BiocManager::install(c("curl","rsvg","enviPat","rJava", "fingerprint", "png", "rcdk","mzR","rcdklibs"), dependencies=TRUE))

The major issue in installing the dependencies is loading rjava library (essential rcdk functionality)

  • Install the latest Java versions: Download
  • Ensure 32 bit and 64 bit versions are available for 64 bit systems. In case of Windows, check in `C:\Program Files\Java` and `C:\Program Files (x86)\Java`.
  • Test if the library is loaded properly and proceed with the installation of RMassBank and RChemMass.

Detailed explanation on how to tackle these problems is available here.

Running Shinyscreen

Provided Shinyscreen is successfully installed this snippet will run it.

library(shinyscreen)
PROJECT="project/location/somewhere/on/my/storage/device"
launch(projDir=PROJECT) 

The `projDir` argument can be left out in which case shinyscreen is going to assume that the project directory is the result of

## Get current working directory of R instance.
getwd()

So, what is the project directory?
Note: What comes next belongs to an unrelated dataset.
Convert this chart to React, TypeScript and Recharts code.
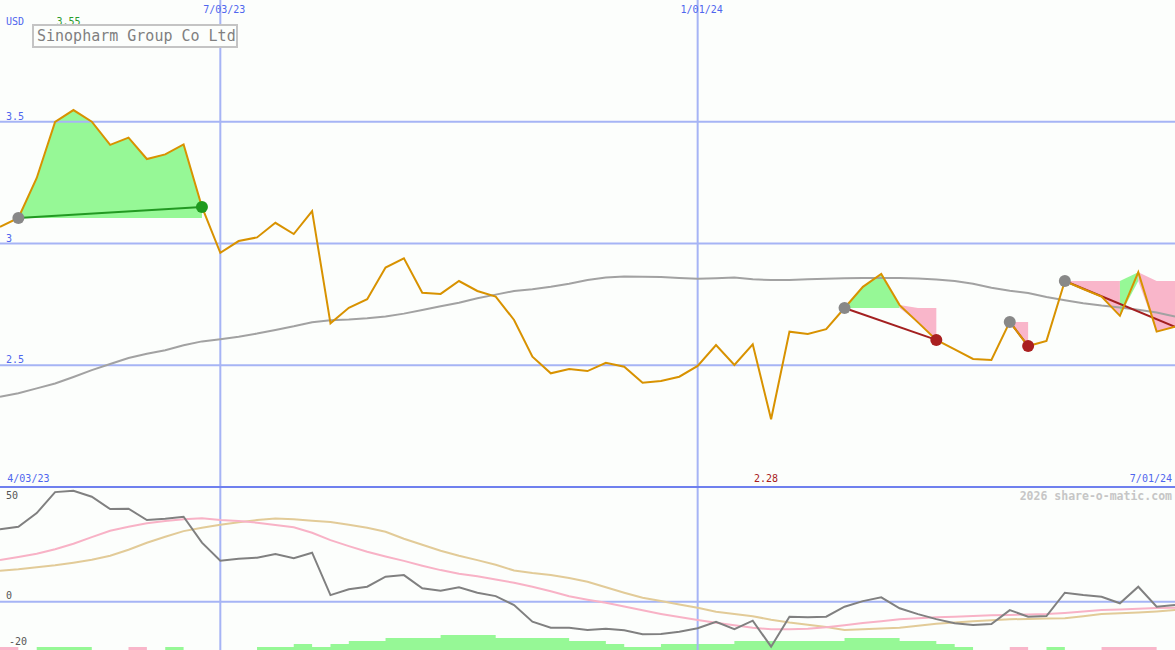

This is the place where shinyscreen state, log and output files go by default. In other words, if you produce some PDF plots, this is where they are going to end up.

Usage

Before Starting

Compound Lists

The lists of known and unknown compounds contain different information and are treated differently. The application needs at least one, but can take both known and unknown lists as inputs. The formats of both lists are explained below.

Known Compounds List

  • A comma-separated CSV file table.
  • The column names are case-sensitive.
  • Required headers:
    ID
    This is an integer compound identifier. This column must be filled and each ID entry must be unique. If both unknown and known lists are given, IDs from both lists must not overlap.
    SMILES
    The SMILES character string. Shinyscreen accepts

    only MS-Ready SMILES. This column must be filled.

    Name
    The compound name. This column can be left empty.
    RT
    The retention time of the peak in minutes. This column can be left empty.
  • Optional headers:
    mz
    m/z mass of the compound. If both SMILES and mz entries are present for a given compound, mz takes precedence.
	"ID","Name","SMILES","RT"
	 33,"Isoproturon","CC(C)C1=CC=C(NC(=O)N(C)C)C=C1",19.6
       717,"epsilon-Decalactone","CCCCC1CCCCC(=O)O1",
        67,,"CCCCC1CCCCCC(=O)O1",
       ...,...,...,...

It is strongly suggested to quote all the character strings, such as SMILES and Name.

Unknown Compounds List

  • A comma-separated CSV file table.
  • Required headers:
    ID
    This is an integer compound identifier. This column must be filled and each ID entry must be unique. If both unknown and known lists are given, IDs from both lists must not overlap.
    mz
    m/z mass of the compound.
    RT
    The retention time of the peak in minutes. This column can be left empty.
"ID","mz","RT"
 22,296.1160,
888,503.2816,

The compound sets.

Shinyscreen organises its data around the concept of compound sets. If, given a collection of data files, it is possible to break down the compounds into logical groups, shinyscreen will make it easier to navigate different groups if this is specified in a CSV list. In this case, the CSV file contains two columns: ID and set. The ID is the identifier of the compound from the compound list and set is a name of the set. If there is no sensible way of splitting compounds in groups, it is enough to copy all the ID-s from the compound list into a new CSV and use any character string to fill out the set column.

ID set RT
33 mixA
717 mixA
999 mixA
129 mixB
516 mixB
333 mixC
999 mixC

Data Files

These should be in mzML format.

Sets, Tags, Modes, Files and IDs

Each file is labelled by a tag, mode and set. Sets are defined in the compound set CSV file and group compounds according to their IDs. Modes correspond to the adducts. Tags label files in the plots.

For known compounds, each set can contain multiple modes. Sets of unknowns can only contain a single mode. Any files belonging to the same set that have been acquired in a single mode, must carry unique tags.

In addition, the IDs of compounds belonging to the same set/mode combination must be unique. Different ID sets may overlap.

Config Screen

This is the start tab. Import the compound and set lists first, then proceed to import the mzML files. Provide tags in the tag text box and then assign the sets, modes and tags to the imported mzML files using table widget. Once this is done, move on to the `Spectra Extraction’ tab.

Spectra Extraction

Set the extraction parameters and then select a certain number of sets to scan for. This may take a while.

After one, or more sets have been extracted (once the status box gets checked), it is possible to carry out the auto quality check. This check is going to perform a rudimentary analysis of the spectra, as well as retrieve the retention times of the precursor peaks and their MS2 spectra. This procedure must be done in order to plot the MS2 spectra.

TODO: Explain the parameters

For entries that had RT empty, the entire retention time interval is scanned for peaks. Those entries with known RT will only be scanned within the interval specified by the parameters (by default 1 min). This means that the processing is going to take much less time then for the case if RT was left out.

Prescreening

The third tab allows the visual inspection of the spectra and the chromatogram, as well as exporting the plots in a PDF format.